*Exercise directions*:
Print nothing but the lines from the start of the listing below through the line that contains "import pandas as pd". Do not include the pictures.

[START Information shown]

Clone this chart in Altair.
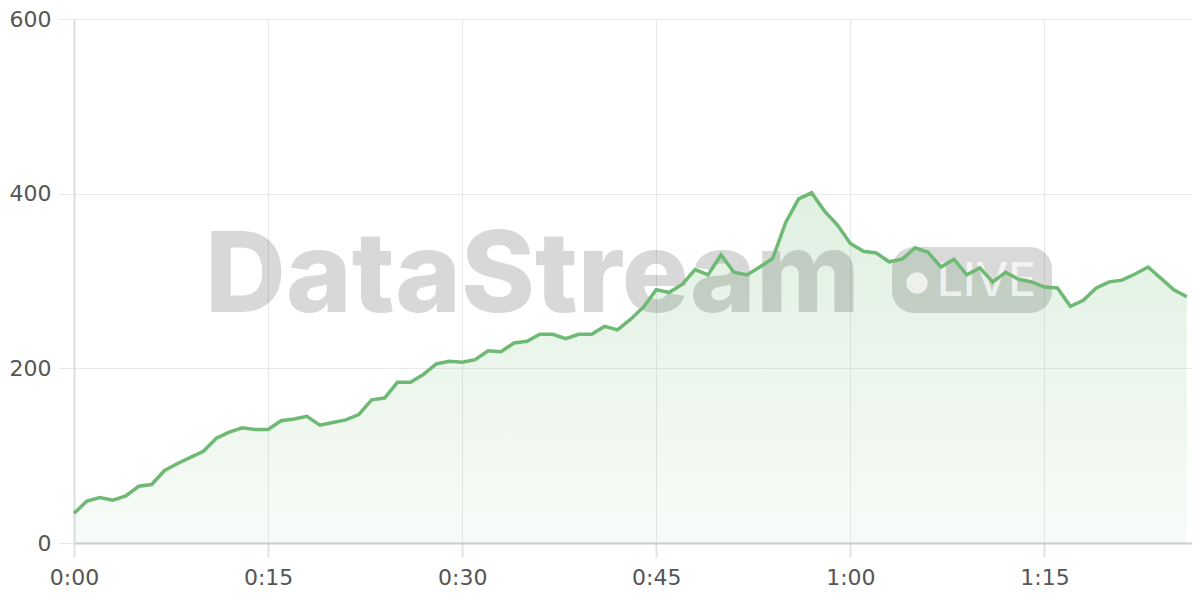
import altair as alt
import pandas as pd

minutes = list(range(87))
values = [34, 48, 52, 49, 54, 65, 67, 83, 91, 98,
          105, 120, 127, 132, 130, 130, 140, 142, 145, 135,
          138, 141, 147, 164, 166, 184, 184, 193, 205, 208,
          207, 210, 220, 219, 229, 231, 239, 239, 234, 239,
          239, 248, 244, 256, 270, 290, 287, 296, 313, 307,
          330, 310, 307, 316, 326, 367, 394, 401, 380, 364,
          343, 334, 332, 322, 325, 338, 333, 316, 325, 307,
          315, 299, 310, 302, 299, 293, 292, 271, 278, 292,
          299, 301, 308, 316, 303, 290, 282]
x_ticks = [0, 15, 30, 45, 60, 75]
y_ticks = [0, 200, 400, 600]
brand = "DataStream"
badge = "LIVE"

df = pd.DataFrame({"t": minutes, "v": values})
one = pd.DataFrame({"k": [0]})

GREEN = "#6eb973"
LABEL_FONT = "DejaVu Sans"

x_enc = alt.X(
    "t:Q",
    scale=alt.Scale(domain=[0, 86.4], nice=False, zero=False),
    axis=alt.Axis(
        values=x_ticks,
        labelExpr="floor(datum.value/60) + ':' + (datum.value % 60 < 10 ? '0' : '') + (datum.value % 60)",
        title=None,
        grid=True,
        gridColor="#e8e8e8",
        gridWidth=1,
        domainColor="#cccccc",
        domainWidth=2,
        tickColor="#e3e3e3",
        tickSize=14,
        tickWidth=2,
        labelPadding=10,
        labelFont=LABEL_FONT,
        labelFontSize=22,
        labelColor="#555555",
        labelFlush=False,
    ),
)
y_enc = alt.Y(
    "v:Q",
    scale=alt.Scale(domain=[0, 600], nice=False),
    axis=alt.Axis(
        values=y_ticks,
        title=None,
        grid=True,
        gridColor="#e8e8e8",
        gridWidth=1,
        domainColor="#dddddd",
        domainWidth=2,
        tickColor="#e8e8e8",
        tickSize=15,
        tickWidth=1,
        labelPadding=8,
        labelFont=LABEL_FONT,
        labelFontSize=22,
        labelColor="#555555",
    ),
)

area = alt.Chart(df).mark_area(
    fill=alt.Gradient(
        gradient="linear",
        stops=[
            alt.GradientStop(color="rgba(110,185,115,0.05)", offset=0),
            alt.GradientStop(color="rgba(110,185,115,0.22)", offset=1),
        ],
        x1=1, x2=1, y1=1, y2=0,
    ),
).encode(x=x_enc, y=y_enc)

wm_text = alt.Chart(one).mark_text(
    text=brand,
    font="Inter",
    fontWeight=800,
    fontSize=112,
    color="#000000",
    opacity=0.15,
    align="left",
    baseline="alphabetic",
).encode(x=alt.value(131), y=alt.value(293))

wm_badge = alt.Chart(one).mark_rect(
    color="#000000",
    opacity=0.15,
    cornerRadius=22,
).encode(x=alt.value(818), x2=alt.value(978), y=alt.value(228), y2=alt.value(294))

wm_dot = alt.Chart(one).mark_circle(
    color="#ffffff",
    opacity=0.7,
    size=460,
).encode(x=alt.value(843), y=alt.value(264))

wm_live = alt.Chart(one).mark_text(
    text=badge,
    font="Inter",
    fontWeight=500,
    fontSize=46,
    color="#ffffff",
    opacity=0.7,
    align="left",
    baseline="alphabetic",
).encode(x=alt.value(863), y=alt.value(277))

line = alt.Chart(df).mark_line(
    color=GREEN,
    strokeWidth=3.5,
).encode(x=x_enc, y=y_enc)

chart = alt.layer(area, wm_text, wm_badge, wm_dot, wm_live, line).properties(
    width=1118,
    height=524,
    autosize=alt.AutoSizeParams(type="none"),
    padding={"left": 66, "top": 11, "right": 0, "bottom": 50},
).configure_view(stroke=None).configure(background="#ffffff")

chart.save("out.html", embed_options={"renderer": "svg", "actions": False})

[END Information shown]

*Exercise output*:
Clone this chart in Altair.
import altair as alt
import pandas as pd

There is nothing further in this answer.